Netflix opublikował zapowiedź miniserialu "Black Rabbit". Jego akcja rozgrywa się w tętniącym życiem nocnym Nowym Jorku i koncentruje się na dwóch braciach. Jake Friedkin (Jude Law) to charyzmatyczny właściciel Black Rabbit, restauracji i salonu VIP, który ma szansę stać się najgorętszym miejscem w mieście. Niestety gdy jego brat, Vince (Jason Bateman), niespodziewanie wraca do rodzinnego biznesu, pojawiają się kłopoty, które mogą sprawić, że stracą wszystko na co latami pracowali.
To bardzo interesujący świat – mówi Law w rozmowie z serwisem Tudum. W głębi serca mam nadzieję, że [widzowie] ulegną fascynacji skomplikowaną, pełną miłości, burzliwą relacją tych dwóch braci.

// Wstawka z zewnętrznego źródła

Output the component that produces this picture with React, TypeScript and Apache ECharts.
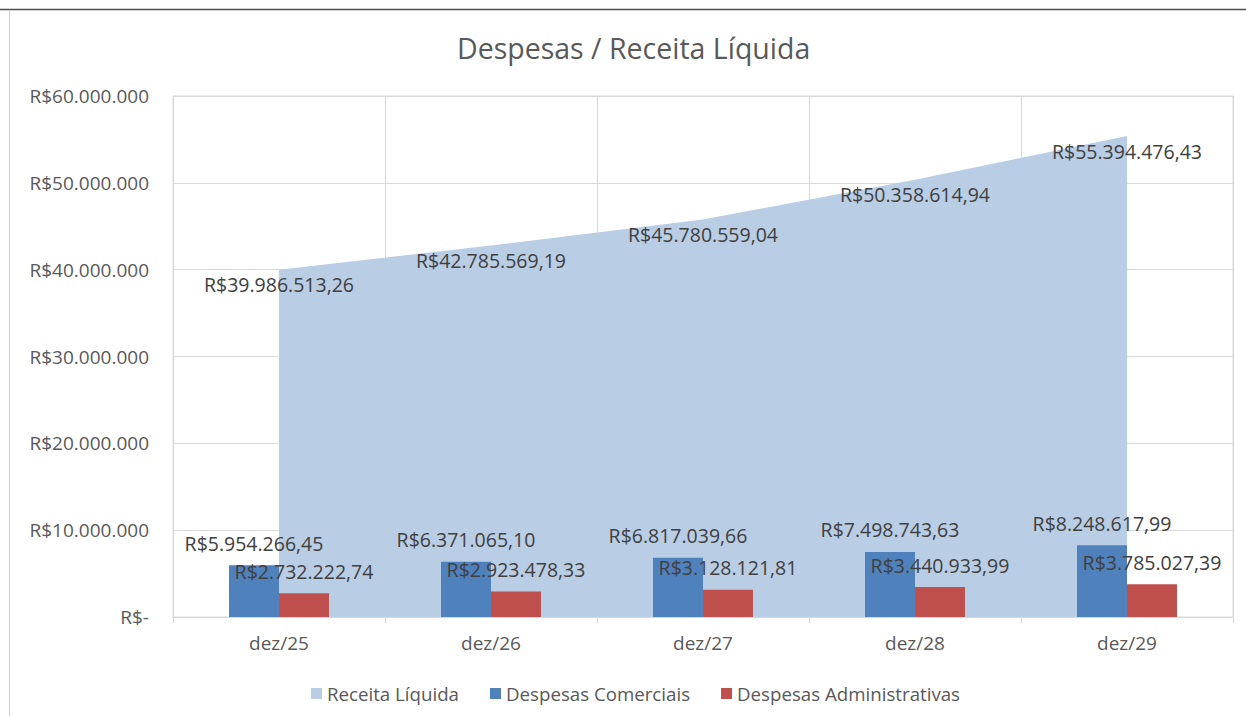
import React, { useEffect, useRef } from "react";
import * as echarts from "echarts";

const categories = ["dez/25", "dez/26", "dez/27", "dez/28", "dez/29"];
const receitaLiquida = [39986513.26, 42785569.19, 45780559.04, 50358614.94, 55394476.43];
const despesasComerciais = [5954266.45, 6371065.1, 6817039.66, 7498743.63, 8248617.99];
const despesasAdministrativas = [2732222.74, 2923478.33, 3128121.81, 3440933.99, 3785027.39];

function groupThousands(intPart: string): string {
  return intPart.replace(/\B(?=(\d{3})+(?!\d))/g, ".");
}

function brl(v: number): string {
  const fixed = v.toFixed(2);
  const [i, d] = fixed.split(".");
  return "R$" + groupThousands(i) + "," + d;
}

function axisBrl(v: number): string {
  if (v === 0) return "R$-";
  return "R$" + groupThousands(Math.round(v).toString());
}

const FONT = "Open Sans";

export default function App() {
  const ref = useRef<HTMLDivElement>(null);
  useEffect(() => {
    document.body.style.margin = "0";
    if (!ref.current) return;
    const chart = echarts.init(ref.current, undefined, { renderer: "svg" });
    const labelStyle = {
      show: true,
      fontFamily: FONT,
      fontSize: 19.5,
      color: "#404040",
      formatter: (p: any) => brl(p.value),
    };
    chart.setOption({
      animation: false,
      textStyle: { fontFamily: FONT },
      title: {
        text: "Despesas / Receita Líquida",
        left: 452,
        top: 28,
        textStyle: { fontFamily: FONT, fontSize: 28.5, fontWeight: "normal", color: "#595959" },
      },
      legend: {
        left: 306,
        top: 679,
        icon: "rect",
        itemWidth: 11,
        itemHeight: 11,
        itemGap: 31,
        textStyle: { fontFamily: FONT, fontSize: 18.7, color: "#595959" },
        data: ["Receita Líquida", "Despesas Comerciais", "Despesas Administrativas"],
      },
      grid: {
        left: 173,
        right: 13,
        top: 96,
        bottom: 99,
        show: true,
        borderColor: "#D9D9D9",
        borderWidth: 1,
      },
      xAxis: {
        type: "category",
        data: categories,
        boundaryGap: true,
        axisLine: { show: true, lineStyle: { color: "#D9D9D9", width: 1 } },
        axisTick: { show: true, length: 6, lineStyle: { color: "#D9D9D9" } },
        splitLine: { show: true, lineStyle: { color: "#D9D9D9", width: 1 } },
        axisLabel: { fontFamily: FONT, fontSize: 19, color: "#595959", margin: 16 },
      },
      yAxis: {
        type: "value",
        min: 0,
        max: 60000000,
        interval: 10000000,
        axisLine: { show: false },
        axisTick: { show: false },
        splitLine: { show: true, lineStyle: { color: "#D9D9D9", width: 1 } },
        axisLabel: {
          fontFamily: FONT,
          fontSize: 19,
          color: "#595959",
          margin: 24,
          formatter: axisBrl,
        },
      },
      series: [
        {
          name: "Receita Líquida",
          type: "line",
          data: receitaLiquida,
          symbol: "circle",
          symbolSize: 0.1,
          showSymbol: true,
          lineStyle: { width: 0, color: "#B9CDE5" },
          itemStyle: { color: "#B9CDE5" },
          areaStyle: { color: "#B9CDE5", opacity: 1 },
          z: 1,
          label: { ...labelStyle, position: "bottom", distance: 5 },
        },
        {
          name: "Despesas Comerciais",
          type: "bar",
          data: despesasComerciais,
          barWidth: 50,
          barGap: "0%",
          itemStyle: { color: "#4F81BD" },
          z: 3,
          label: { ...labelStyle, position: "top", distance: 12 },
        },
        {
          name: "Despesas Administrativas",
          type: "bar",
          data: despesasAdministrativas,
          barWidth: 50,
          barGap: "0%",
          itemStyle: { color: "#C0504D" },
          z: 3,
          label: { ...labelStyle, position: "top", distance: 12 },
        },
      ],
      graphic: [
        {
          type: "line",
          shape: { x1: 0, y1: 9.5, x2: 1246, y2: 9.5 },
          style: { stroke: "#505050", lineWidth: 1.5 },
          silent: true,
        },
        {
          type: "line",
          shape: { x1: 9.5, y1: 10, x2: 9.5, y2: 716 },
          style: { stroke: "#D0D0D0", lineWidth: 1 },
          silent: true,
        },
      ],
    });
    return () => chart.dispose();
  }, []);
  return <div ref={ref} style={{ width: 1246, height: 716 }} />;
}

Bateman, który wyreżyserował również dwa pierwsze odcinki serii, dodaje:
To tak naprawdę o braciach, którzy się kochają, ale do siebie nie pasują – jeden jest nieudacznikiem, a drugi jest o wiele bardziej spięty. Każdy może się z tym utożsamić. Każdy ma rodzeństwo albo przyjaźń, w której uwielbia się przebywać, ale bywa to dość niebezpieczne, taka osoba zazwyczaj wpędza w kłopoty, ale jej towarzystwo jest naprawdę ekscytujące.
Premiera "Black Rabbit" już 18 września.